Zuletzt wurde viel übers „Stadtbild“ diskutiert. Da reden wir gerne mit. Zum Beispiel über den wilden Müll, über den man vor allem an Sammelstellen stolpert und der nicht zur „Wohlfühlstadt“ passt. Jetzt sollen Altglas-Unterflurcontainer dem Problem abhelfen. Das ist ein Ansatz. Aber auch Videoüberwachung muss möglich sein. Und der Vollzugsdienst sollte die Vermüllungs-Hotspots wie die Bühlstraße häufiger kontrollieren.

In Süßen fehlt bezahlbarer Wohnraum. Die Verwaltung hofft, dass sich die Marktlage verbessert und sich interessierte Bauträger für Mehrfamilienhäuser finden. Wir hoffen mit! In den Rabenwiesen sieht der Bebauungsplan aber auch Reihen- und Kettenhäuser vor. Die sollten wir jetzt auch voranbringen.

Gemeinderäte sind nicht der „Fanclub“ der Verwaltung

Meine Damen und Herren,

vieles läuft gut in Süßen, manches aber eben auch nicht. Kritik und Mahnung müssen deshalb auch in einem so von Harmonie geprägten Gemeinderat wie in Süßen möglich sein. Gemeinderäte sind nicht der Fanclub der Verwaltung, sondern beaufsichtigen sie. So sieht es die Gemeindeordnung vor:

„Der Gemeinderat legt die Grundsätze für die Verwaltung fest. Er überwacht die Ausführung seiner Beschlüsse und sorgt beim Auftreten von Missständen in der Gemeindeverwaltung für deren Beseitigung durch den Bürgermeister.“ (§24 GemO)
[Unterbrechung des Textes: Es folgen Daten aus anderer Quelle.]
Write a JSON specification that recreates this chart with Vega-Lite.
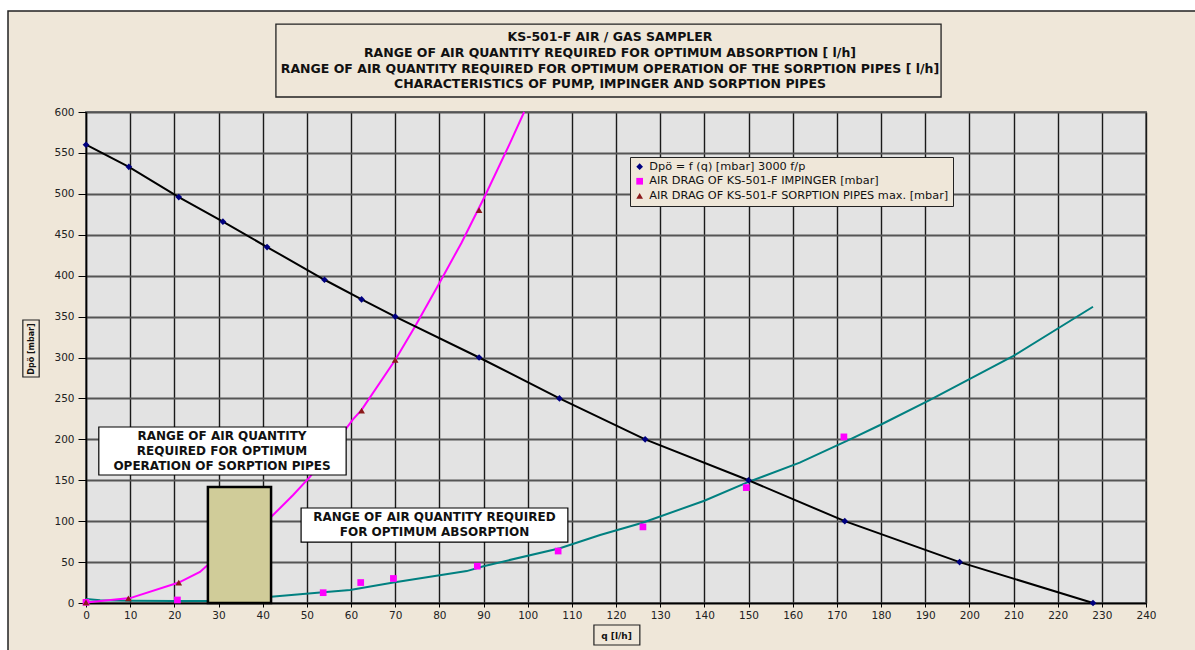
{
  "$schema": "https://vega.github.io/schema/vega-lite/v6.json",
  "width": 1060,
  "height": 491,
  "autosize": "none",
  "padding": {"left": 86, "top": 112, "right": 49, "bottom": 47},
  "background": "#EFE7D9",
  "config": {
    "view": {"fill": "#E3E3E3", "stroke": "#777777", "strokeWidth": 2},
    "font": "DejaVu Sans",
    "axis": {"labelFont": "DejaVu Sans", "titleFont": "DejaVu Sans"}
  },
  "title": {
    "text": [
      "KS-501-F AIR / GAS SAMPLER",
      "RANGE OF AIR QUANTITY REQUIRED FOR OPTIMUM ABSORPTION [ l/h]",
      "RANGE OF AIR QUANTITY REQUIRED FOR OPTIMUM OPERATION OF THE SORPTION PIPES [ l/h]",
      "CHARACTERISTICS OF PUMP, IMPINGER AND SORPTION PIPES"
    ],
    "anchor": "middle",
    "frame": "group",
    "font": "DejaVu Sans",
    "fontSize": 12.5,
    "fontWeight": "bold",
    "color": "#111111",
    "lineHeight": 15.7,
    "offset": -101.8,
    "dx": -6
  },
  "datasets": {
    "one": [{}],
    "pump": [
      {"q": 0, "dp": 560}, {"q": 9.7, "dp": 533}, {"q": 21, "dp": 496},
      {"q": 31, "dp": 466}, {"q": 41, "dp": 435}, {"q": 54, "dp": 395},
      {"q": 62.4, "dp": 371}, {"q": 70, "dp": 350}, {"q": 89, "dp": 300},
      {"q": 107.2, "dp": 250}, {"q": 126.6, "dp": 200}, {"q": 150, "dp": 150},
      {"q": 171.8, "dp": 100}, {"q": 197.8, "dp": 50}, {"q": 228, "dp": 0}
    ],
    "impingerCurve": [
      {"q": 0, "dp": 5}, {"q": 3.2, "dp": 3.3}, {"q": 10, "dp": 2.8},
      {"q": 20, "dp": 2.5}, {"q": 27.5, "dp": 2.4}, {"q": 41.9, "dp": 7.7},
      {"q": 53.7, "dp": 13}, {"q": 59.8, "dp": 16}, {"q": 69.6, "dp": 25},
      {"q": 86.2, "dp": 39}, {"q": 90, "dp": 45}, {"q": 107.3, "dp": 67},
      {"q": 116.4, "dp": 83}, {"q": 126, "dp": 98}, {"q": 140, "dp": 125},
      {"q": 150, "dp": 148}, {"q": 161.6, "dp": 171.5}, {"q": 173, "dp": 200},
      {"q": 179.8, "dp": 217.5}, {"q": 191, "dp": 248}, {"q": 210, "dp": 302},
      {"q": 228, "dp": 362}
    ],
    "pipesCurve": [
      {"q": 0, "dp": 0.5}, {"q": 10, "dp": 6}, {"q": 21, "dp": 25},
      {"q": 25.8, "dp": 38}, {"q": 27.5, "dp": 46}, {"q": 41.9, "dp": 105},
      {"q": 46.9, "dp": 132}, {"q": 50.7, "dp": 154}, {"q": 60.4, "dp": 224},
      {"q": 62.4, "dp": 236}, {"q": 70, "dp": 297}, {"q": 74.5, "dp": 338},
      {"q": 79.8, "dp": 389}, {"q": 85, "dp": 440}, {"q": 90.3, "dp": 497},
      {"q": 96, "dp": 562}, {"q": 99.2, "dp": 600}
    ],
    "points": [
      {"series": "Dpö = f (q)  [mbar] 3000 f/p", "q": 0, "dp": 560},
      {"series": "Dpö = f (q)  [mbar] 3000 f/p", "q": 9.7, "dp": 533},
      {"series": "Dpö = f (q)  [mbar] 3000 f/p", "q": 21, "dp": 496},
      {"series": "Dpö = f (q)  [mbar] 3000 f/p", "q": 31, "dp": 466},
      {"series": "Dpö = f (q)  [mbar] 3000 f/p", "q": 41, "dp": 435},
      {"series": "Dpö = f (q)  [mbar] 3000 f/p", "q": 54, "dp": 395},
      {"series": "Dpö = f (q)  [mbar] 3000 f/p", "q": 62.4, "dp": 371},
      {"series": "Dpö = f (q)  [mbar] 3000 f/p", "q": 70, "dp": 350},
      {"series": "Dpö = f (q)  [mbar] 3000 f/p", "q": 89, "dp": 300},
      {"series": "Dpö = f (q)  [mbar] 3000 f/p", "q": 107.2, "dp": 250},
      {"series": "Dpö = f (q)  [mbar] 3000 f/p", "q": 126.6, "dp": 200},
      {"series": "Dpö = f (q)  [mbar] 3000 f/p", "q": 150, "dp": 150},
      {"series": "Dpö = f (q)  [mbar] 3000 f/p", "q": 171.8, "dp": 100},
      {"series": "Dpö = f (q)  [mbar] 3000 f/p", "q": 197.8, "dp": 50},
      {"series": "Dpö = f (q)  [mbar] 3000 f/p", "q": 228, "dp": 0},
      {"series": "AIR DRAG OF KS-501-F IMPINGER [mbar]", "q": 0, "dp": 0.8},
      {"series": "AIR DRAG OF KS-501-F IMPINGER [mbar]", "q": 20.7, "dp": 3.7},
      {"series": "AIR DRAG OF KS-501-F IMPINGER [mbar]", "q": 53.7, "dp": 12.6},
      {"series": "AIR DRAG OF KS-501-F IMPINGER [mbar]", "q": 62.2, "dp": 25},
      {"series": "AIR DRAG OF KS-501-F IMPINGER [mbar]", "q": 69.6, "dp": 30},
      {"series": "AIR DRAG OF KS-501-F IMPINGER [mbar]", "q": 88.6, "dp": 45},
      {"series": "AIR DRAG OF KS-501-F IMPINGER [mbar]", "q": 106.9, "dp": 63.5},
      {"series": "AIR DRAG OF KS-501-F IMPINGER [mbar]", "q": 126.1, "dp": 93},
      {"series": "AIR DRAG OF KS-501-F IMPINGER [mbar]", "q": 149.5, "dp": 141},
      {"series": "AIR DRAG OF KS-501-F IMPINGER [mbar]", "q": 171.6, "dp": 203},
      {"series": "AIR DRAG OF KS-501-F SORPTION PIPES max. [mbar]", "q": 0, "dp": 0.8},
      {"series": "AIR DRAG OF KS-501-F SORPTION PIPES max. [mbar]", "q": 9.6, "dp": 5.7},
      {"series": "AIR DRAG OF KS-501-F SORPTION PIPES max. [mbar]", "q": 21, "dp": 25},
      {"series": "AIR DRAG OF KS-501-F SORPTION PIPES max. [mbar]", "q": 62.4, "dp": 235},
      {"series": "AIR DRAG OF KS-501-F SORPTION PIPES max. [mbar]", "q": 70, "dp": 297},
      {"series": "AIR DRAG OF KS-501-F SORPTION PIPES max. [mbar]", "q": 89, "dp": 480}
    ]
  },
  "layer": [
    {
      "data": {"name": "impingerCurve"},
      "mark": {"type": "line", "color": "#008080", "strokeWidth": 2},
      "encoding": {
        "x": {
          "field": "q", "type": "quantitative",
          "scale": {"domain": [0, 240], "nice": false, "zero": false},
          "axis": {
            "values": [0,10,20,30,40,50,60,70,80,90,100,110,120,130,140,150,160,170,180,190,200,210,220,230,240],
            "title": "q  [l/h]",
            "grid": true, "gridColor": "#1A1A1A", "gridWidth": 1.4,
            "domainColor": "#000000", "domainWidth": 1.5,
            "tickColor": "#000000", "tickSize": 4, "tickWidth": 1,
            "labelFontSize": 10.5, "labelColor": "#222222", "labelPadding": 3,
            "labelFlush": false, "labelOverlap": false,
            "titleFontSize": 9, "titleFontWeight": "bold", "titleColor": "#111111",
            "titleY": 32, "titleBaseline": "middle"
          }
        },
        "y": {
          "field": "dp", "type": "quantitative",
          "scale": {"domain": [0, 600], "nice": false, "zero": false},
          "axis": {
            "values": [0,50,100,150,200,250,300,350,400,450,500,550,600],
            "title": "Dpö [mbar]",
            "grid": true, "gridColor": "#555555", "gridWidth": 2,
            "domainColor": "#000000", "domainWidth": 1.5,
            "tickColor": "#000000", "tickSize": 8, "tickWidth": 1,
            "labelFontSize": 10.5, "labelColor": "#222222", "labelPadding": 4,
            "labelFlush": false, "labelOverlap": false,
            "titleFontSize": 8, "titleFontWeight": "bold", "titleColor": "#111111",
            "titleAngle": 270, "titleX": -55, "titleY": 236.5,
            "titleAlign": "center", "titleBaseline": "middle"
          }
        }
      }
    },
    {
      "data": {"name": "pipesCurve"},
      "mark": {"type": "line", "color": "#FF00FF", "strokeWidth": 2},
      "encoding": {
        "x": {"field": "q", "type": "quantitative", "title": "q  [l/h]"},
        "y": {"field": "dp", "type": "quantitative", "title": "Dpö [mbar]"}
      }
    },
    {
      "data": {"name": "pump"},
      "mark": {"type": "line", "color": "#000000", "strokeWidth": 2},
      "encoding": {
        "x": {"field": "q", "type": "quantitative", "title": "q  [l/h]"},
        "y": {"field": "dp", "type": "quantitative", "title": "Dpö [mbar]"}
      }
    },
    {
      "data": {"name": "points"},
      "mark": {"type": "point", "filled": true, "opacity": 1, "size": 45},
      "encoding": {
        "x": {"field": "q", "type": "quantitative", "title": "q  [l/h]"},
        "y": {"field": "dp", "type": "quantitative", "title": "Dpö [mbar]"},
        "color": {
          "field": "series", "type": "nominal",
          "scale": {
            "domain": ["Dpö = f (q)  [mbar] 3000 f/p", "AIR DRAG OF KS-501-F IMPINGER [mbar]", "AIR DRAG OF KS-501-F SORPTION PIPES max. [mbar]"],
            "range": ["#000080", "#FF00FF", "#8B1A1A"]
          },
          "legend": {
            "title": null, "orient": "none", "legendX": 544, "legendY": 45,
            "fillColor": "#EFE7D9", "strokeColor": "#222222", "padding": 4,
            "labelFont": "DejaVu Sans", "labelFontSize": 11.3, "labelColor": "#111111",
            "labelLimit": 400, "symbolSize": 45, "rowPadding": 2.6
          }
        },
        "shape": {
          "field": "series", "type": "nominal",
          "scale": {
            "domain": ["Dpö = f (q)  [mbar] 3000 f/p", "AIR DRAG OF KS-501-F IMPINGER [mbar]", "AIR DRAG OF KS-501-F SORPTION PIPES max. [mbar]"],
            "range": ["diamond", "square", "triangle-up"]
          },
          "legend": null
        }
      }
    },
    {
      "data": {"name": "one"},
      "mark": {"type": "rect", "fill": "#D0CC99", "stroke": "#000000", "strokeWidth": 2.5},
      "encoding": {
        "x": {"datum": 27.6, "type": "quantitative"},
        "x2": {"datum": 41.9},
        "y": {"datum": 0, "type": "quantitative"},
        "y2": {"datum": 141.8}
      }
    },
    {
      "data": {"name": "one"},
      "mark": {"type": "rect", "fill": "#FFFFFF", "stroke": "#000000", "strokeWidth": 1.2},
      "encoding": {
        "x": {"datum": 2.9, "type": "quantitative"},
        "x2": {"datum": 58.9},
        "y": {"datum": 156.4, "type": "quantitative"},
        "y2": {"datum": 215.1}
      }
    },
    {
      "data": {"name": "one"},
      "mark": {"type": "rect", "fill": "#FFFFFF", "stroke": "#000000", "strokeWidth": 1.2},
      "encoding": {
        "x": {"datum": 48.7, "type": "quantitative"},
        "x2": {"datum": 109.1},
        "y": {"datum": 74.5, "type": "quantitative"},
        "y2": {"datum": 116.1}
      }
    },
    {
      "data": {"name": "one"},
      "mark": {
        "type": "text", "font": "DejaVu Sans", "fontSize": 12, "fontWeight": "bold", "color": "#111111",
        "align": "center", "baseline": "middle", "lineHeight": 15,
        "text": ["RANGE OF AIR QUANTITY", "REQUIRED FOR OPTIMUM", "OPERATION OF SORPTION PIPES"]
      },
      "encoding": {
        "x": {"datum": 30.8, "type": "quantitative"},
        "y": {"datum": 204.1, "type": "quantitative"}
      }
    },
    {
      "data": {"name": "one"},
      "mark": {
        "type": "text", "font": "DejaVu Sans", "fontSize": 12, "fontWeight": "bold", "color": "#111111",
        "align": "center", "baseline": "middle", "lineHeight": 15,
        "text": ["RANGE OF AIR QUANTITY REQUIRED", "FOR OPTIMUM ABSORPTION"]
      },
      "encoding": {
        "x": {"datum": 78.9, "type": "quantitative"},
        "y": {"datum": 105.1, "type": "quantitative"}
      }
    },
    {
      "data": {"name": "one"},
      "mark": {"type": "rect", "fillOpacity": 0, "stroke": "#222222", "strokeWidth": 1.3},
      "encoding": {
        "x": {"datum": 43.0, "type": "quantitative"},
        "x2": {"datum": 193.6},
        "y": {"datum": 618.3, "type": "quantitative"},
        "y2": {"datum": 707.5}
      }
    },
    {
      "data": {"name": "one"},
      "mark": {"type": "rect", "fillOpacity": 0, "stroke": "#222222", "strokeWidth": 1.2},
      "encoding": {
        "x": {"datum": 115.0, "type": "quantitative"},
        "x2": {"datum": 125.4},
        "y": {"datum": -26.9, "type": "quantitative"},
        "y2": {"datum": -51.3}
      }
    },
    {
      "data": {"name": "one"},
      "mark": {"type": "rect", "fillOpacity": 0, "stroke": "#222222", "strokeWidth": 1.2},
      "encoding": {
        "x": {"datum": -14.3, "type": "quantitative"},
        "x2": {"datum": -10.6},
        "y": {"datum": 276.2, "type": "quantitative"},
        "y2": {"datum": 345.8}
      }
    },
    {
      "data": {"name": "one"},
      "mark": {"type": "rect", "fillOpacity": 0, "stroke": "#FFFFFF", "strokeWidth": 22},
      "encoding": {
        "x": {"datum": -20.15, "type": "quantitative"},
        "x2": {"datum": 256.75},
        "y": {"datum": 736.9, "type": "quantitative"},
        "y2": {"datum": -94.1}
      }
    },
    {
      "data": {"name": "one"},
      "mark": {"type": "rect", "fillOpacity": 0, "stroke": "#222222", "strokeWidth": 1.5},
      "encoding": {
        "x": {"datum": -17.66, "type": "quantitative"},
        "x2": {"datum": 254.5},
        "y": {"datum": 723.4, "type": "quantitative"},
        "y2": {"datum": -81.9}
      }
    }
  ]
}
Dass man die Verwaltung ständig loben soll, steht in der Gemeindeordnung nicht. Wir tun dies heute dennoch gerne und danken Ihnen, Herr Bürgermeister Kersting und unserer Stadtkämmerin Frau Schömbucher für die gute Vorbereitung der Haushaltsberatungen. Herzlich danken wollen wir allen Mitarbeiterinnen und Mitarbeiter unserer Verwaltung für den hohen Einsatz für unsere Stadt. Vielen Dank auch den Kolleginnen und Kollegen im Gemeinderat für die ordentlichen Diskussionen.

Unser Dank gilt zuletzt allen Bürgerinnen und Bürgern, die sich außerhalb von Rathaus und Sitzungssaal in Vereinen und Organisationen ehrenamtlich für ein gutes Miteinander, für den Zusammenhalt in unserer Stadt einbringen.

Die Bizethalle ist mehr als 50 Jahre alt und muss dringend saniert und erweitert werden.